Adding prefixes to column names in a data frame is an essential skill for data manipulation in R. It is particularly useful when you are dealing with data frames that may have overlapping or ambiguous column names. In this extensive guide, we’ll explore various techniques for adding prefixes to column names in R, each with its own set of advantages and limitations.
Introduction
In R, a data frame’s column names serve as a crucial way to access and manipulate the data. At times, you may need to add a prefix to these column names for better readability, to prevent conflicts during data merges, or for various other reasons.
Why Add Prefixes?
Adding prefixes can make your data frames more self-explanatory. It can also ease the process of data manipulation, particularly when you are working with multiple data frames with similar or even identical column names.
Prerequisites
Basic knowledge of R and data frames is assumed for this article. To follow along, you can create a simple data frame:
# Create a sample data frame
df <- data.frame(
ID = c(1, 2, 3),
Name = c('Alice', 'Bob', 'Charlie'),
Age = c(25, 30, 35)
)
Methods for Adding Prefixes
Method 1: Base R
Syntax
Using Base R, you can easily rename all the columns by directly modifying the names()
attribute of the data frame.
names(df) <- paste0("prefix_", names(df))
Usage
To add the prefix “sample_” to each column:
names(df) <- paste0("sample_", names(df))

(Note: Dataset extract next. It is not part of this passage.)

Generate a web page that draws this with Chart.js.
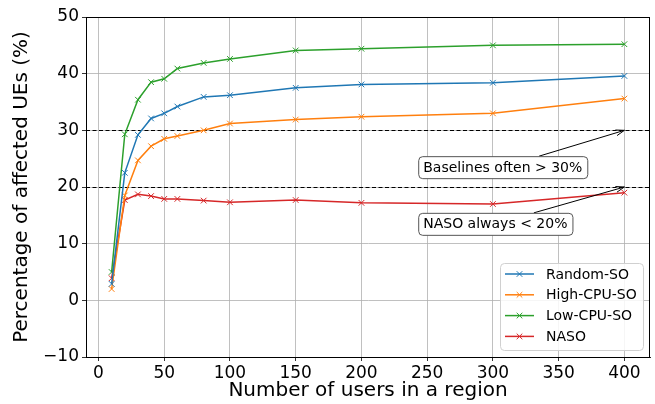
<!DOCTYPE html>
<html><head><meta charset="utf-8">
<script src="https://cdn.jsdelivr.net/npm/chart.js@4"></script>
<style>html,body{margin:0;padding:0;background:#fff}</style>
</head><body>
<canvas id="c" width="655" height="404" style="width:655px;height:404px;display:block"></canvas>
<script>
const users = [10, 20, 30, 40, 50, 60, 80, 100, 150, 200, 300, 400];
const randomSO = [2.9, 22.5, 29.2, 32.1, 33.0, 34.2, 35.9, 36.2, 37.5, 38.1, 38.4, 39.6];
const highCpuSO = [2.0, 18.5, 24.7, 27.2, 28.5, 29.0, 30.0, 31.2, 31.9, 32.4, 33.0, 35.6];
const lowCpuSO = [5.0, 29.3, 35.4, 38.5, 39.1, 40.9, 41.9, 42.6, 44.1, 44.4, 45.0, 45.2];
const naso = [3.9, 17.7, 18.7, 18.4, 17.9, 17.9, 17.6, 17.3, 17.7, 17.2, 17.0, 19.0];
const seriesNames = ['Random-SO', 'High-CPU-SO', 'Low-CPU-SO', 'NASO'];
const seriesColors = ['#1f77b4', '#ff7f0e', '#2ca02c', '#d62728'];
const xTicks = [0, 50, 100, 150, 200, 250, 300, 350, 400];
const yTicks = [-10, 0, 10, 20, 30, 40, 50];
const thresholds = [30, 20];
const notes = [
  {text: 'Baselines often > 30%', x: 247, y: 23.5, tx: 400, ty: 30},
  {text: 'NASO always < 20%', x: 247, y: 13.5, tx: 400, ty: 20}
];

const FONT = "'DejaVu Sans', sans-serif";
const allSeries = [randomSO, highCpuSO, lowCpuSO, naso];

const datasets = allSeries.map((vals, i) => ({
  label: seriesNames[i],
  data: users.map((u, k) => ({x: u, y: vals[k]})),
  borderColor: seriesColors[i],
  backgroundColor: seriesColors[i],
  borderWidth: 1.5,
  pointStyle: 'crossRot',
  pointRadius: 4,
  pointBorderWidth: 1,
  pointHoverRadius: 4,
  tension: 0,
  fill: false
}));

const extras = {
  id: 'extras',
  beforeDatasetsDraw(chart) {
    const {ctx, chartArea: a, scales: {x, y}} = chart;
    ctx.save();
    ctx.strokeStyle = '#000';
    ctx.lineWidth = 1;
    ctx.setLineDash([4, 2.5]);
    thresholds.forEach(t => {
      const py = Math.round(y.getPixelForValue(t)) + 0.5;
      ctx.beginPath(); ctx.moveTo(a.left, py); ctx.lineTo(a.right, py); ctx.stroke();
    });
    ctx.restore();
  },
  afterDatasetsDraw(chart) {
    const {ctx, chartArea: a, scales: {x, y}} = chart;
    ctx.save();
    ctx.strokeStyle = '#000';
    ctx.lineWidth = 1;
    ctx.strokeRect(a.left + 0.5, a.top + 0.5, a.right - a.left - 1, a.bottom - a.top);

    ctx.font = '14px ' + FONT;
    notes.forEach(n => {
      const tx = x.getPixelForValue(n.x), ty = y.getPixelForValue(n.y);
      const w = ctx.measureText(n.text).width;
      const bx = tx - 5, by = ty - 11, bw = w + 10, bh = 22;
      const cx = bx + bw / 2, cy = by + bh / 2;
      const px = x.getPixelForValue(n.tx), py = y.getPixelForValue(n.ty);
      const dx = px - cx, dy = py - cy;
      let t = 1;
      if (dx !== 0) t = Math.min(t, Math.abs((bw / 2) / dx));
      if (dy !== 0) t = Math.min(t, Math.abs((bh / 2) / dy));
      const sx = cx + dx * t, sy = cy + dy * t;
      ctx.strokeStyle = '#000';
      ctx.lineWidth = 1;
      ctx.beginPath(); ctx.moveTo(sx, sy); ctx.lineTo(px, py); ctx.stroke();
      const ang = Math.atan2(py - sy, px - sx);
      const hl = 9, hw = 0.33;
      ctx.beginPath();
      ctx.moveTo(px - hl * Math.cos(ang - hw), py - hl * Math.sin(ang - hw));
      ctx.lineTo(px, py);
      ctx.lineTo(px - hl * Math.cos(ang + hw), py - hl * Math.sin(ang + hw));
      ctx.stroke();
      ctx.fillStyle = '#fff';
      ctx.strokeStyle = '#555';
      ctx.beginPath();
      ctx.roundRect(bx + 0.5, by + 0.5, bw, bh, 4);
      ctx.fill(); ctx.stroke();
      ctx.fillStyle = '#000';
      ctx.textBaseline = 'middle';
      ctx.textAlign = 'left';
      ctx.fillText(n.text, tx, ty + 1);
    });

    const lw = 143, lh = 87;
    const lx = a.right - 7 - lw, ly = a.bottom - 7 - lh;
    ctx.globalAlpha = 0.85;
    ctx.fillStyle = '#fff';
    ctx.beginPath(); ctx.roundRect(lx + 0.5, ly + 0.5, lw, lh, 4); ctx.fill();
    ctx.globalAlpha = 1;
    ctx.strokeStyle = '#d0d0d0';
    ctx.lineWidth = 1;
    ctx.stroke();
    chart.data.datasets.forEach((ds, i) => {
      const yy = ly + 11 + i * 20.8;
      ctx.strokeStyle = ds.borderColor;
      ctx.lineWidth = 1.5;
      ctx.beginPath(); ctx.moveTo(lx + 5, yy); ctx.lineTo(lx + 34, yy); ctx.stroke();
      ctx.lineWidth = 1;
      const mx = lx + 19.5, r = 2.8;
      ctx.beginPath();
      ctx.moveTo(mx - r, yy - r); ctx.lineTo(mx + r, yy + r);
      ctx.moveTo(mx - r, yy + r); ctx.lineTo(mx + r, yy - r);
      ctx.stroke();
      ctx.fillStyle = '#000';
      ctx.font = '14px ' + FONT;
      ctx.textBaseline = 'middle';
      ctx.textAlign = 'left';
      ctx.fillText(ds.label, lx + 46, yy + 1);
    });
    ctx.restore();
  }
};

new Chart(document.getElementById('c'), {
  type: 'line',
  data: {datasets},
  options: {
    responsive: false,
    animation: false,
    events: [],
    layout: {padding: {top: 17, right: 3, left: 0, bottom: 0}},
    plugins: {legend: {display: false}, tooltip: {enabled: false}},
    scales: {
      x: {
        type: 'linear',
        min: -9.5, max: 419.5,
        afterBuildTicks: s => { s.ticks = xTicks.map(v => ({value: v})); },
        afterFit: s => { s.height = 47; },
        grid: {color: '#b0b0b0', lineWidth: 0.8, tickColor: '#000', tickLength: 4, drawOnChartArea: true},
        border: {display: true, color: '#000', width: 1},
        ticks: {color: '#000', font: {family: FONT, size: 17}, padding: 2, maxRotation: 0, autoSkip: false},
        title: {display: true, text: 'Number of users in a region', color: '#000', font: {family: FONT, size: 20}, padding: {top: 0, bottom: 1}}
      },
      y: {
        type: 'linear',
        min: -10, max: 50,
        afterBuildTicks: s => { s.ticks = yTicks.map(v => ({value: v})); },
        afterFit: s => { s.width = 86; },
        grid: {color: '#b0b0b0', lineWidth: 0.8, tickColor: '#000', tickLength: 4, drawOnChartArea: true},
        border: {display: true, color: '#000', width: 1},
        ticks: {color: '#000', font: {family: FONT, size: 17}, padding: 3, autoSkip: false,
          callback: v => String(v).replace('-', '\u2212')},
        title: {display: true, text: 'Percentage of affected UEs (%)', color: '#000', font: {family: FONT, size: 20}, padding: {top: 10, bottom: 0}}
      }
    }
  },
  plugins: [extras]
});
</script>
</body></html>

Advantages and Disadvantages
- Advantages: This method is straightforward, and no additional packages are needed.
- Disadvantages: While this method is effective for quick manipulations, it may not be ideal for complex manipulations or large data frames.
Method 2: dplyr
Syntax
The dplyr
package offers the rename_with()
function, which provides an elegant and functional way to rename columns.
df <- df %>% rename_with(~ paste0("prefix_", .x))
Usage
First, install and load the dplyr
package:
install.packages("dplyr")
library(dplyr)
Then you can add the prefix:
df <- df %>% rename_with(~ paste0("sample_", .x))
Advantages and Disadvantages
- Advantages: The
rename_with()
function is more readable and can be used within adplyr
chain of commands. - Disadvantages: This method requires you to install an additional package.
Method 3: data.table
Syntax
The data.table
package allows you to modify column names by reference, making it highly memory-efficient.
setnames(df, old = names(df), new = paste0("prefix_", names(df)))
Usage
First, install and load the data.table
package:
install.packages("data.table")
library(data.table)
Then you can proceed to add the prefix:
setnames(df, old = names(df), new = paste0("sample_", names(df)))
Advantages and Disadvantages
- Advantages: This method is particularly useful for large data sets due to its memory efficiency.
- Disadvantages: Like
dplyr
, this method requires an additional package to be installed.
Method 4: Custom Functions and Loops
Syntax and Usage
For granular control, you can use a for
loop or a custom function to rename columns. Here’s a simple loop example:
for(name in names(df)){
new_name <- paste0("sample_", name)
names(df)[names(df) == name] <- new_name
}
Advantages and Disadvantages
- Advantages: This provides you with full control over the renaming process.
- Disadvantages: This method can be less efficient and more verbose.
Use Cases
- Data Merging: Prefixes can distinguish columns from different data frames after merging.
- Data Versioning: If you have different versions of a data frame, adding a version prefix can help.
- Multi-source Data: When data comes from multiple sources, a prefix can be added to signify the source.
Conclusion
Adding a prefix to column names in R can be achieved through multiple methods, each with its own benefits and limitations. While base R provides a straightforward approach, specialized packages like dplyr
and data.table
offer additional functionality and performance gains. Your specific use-case, data size, and performance needs will guide your choice of method. Regardless of which approach you choose, the ability to add prefixes to column names is a valuable tool in your R data manipulation toolkit.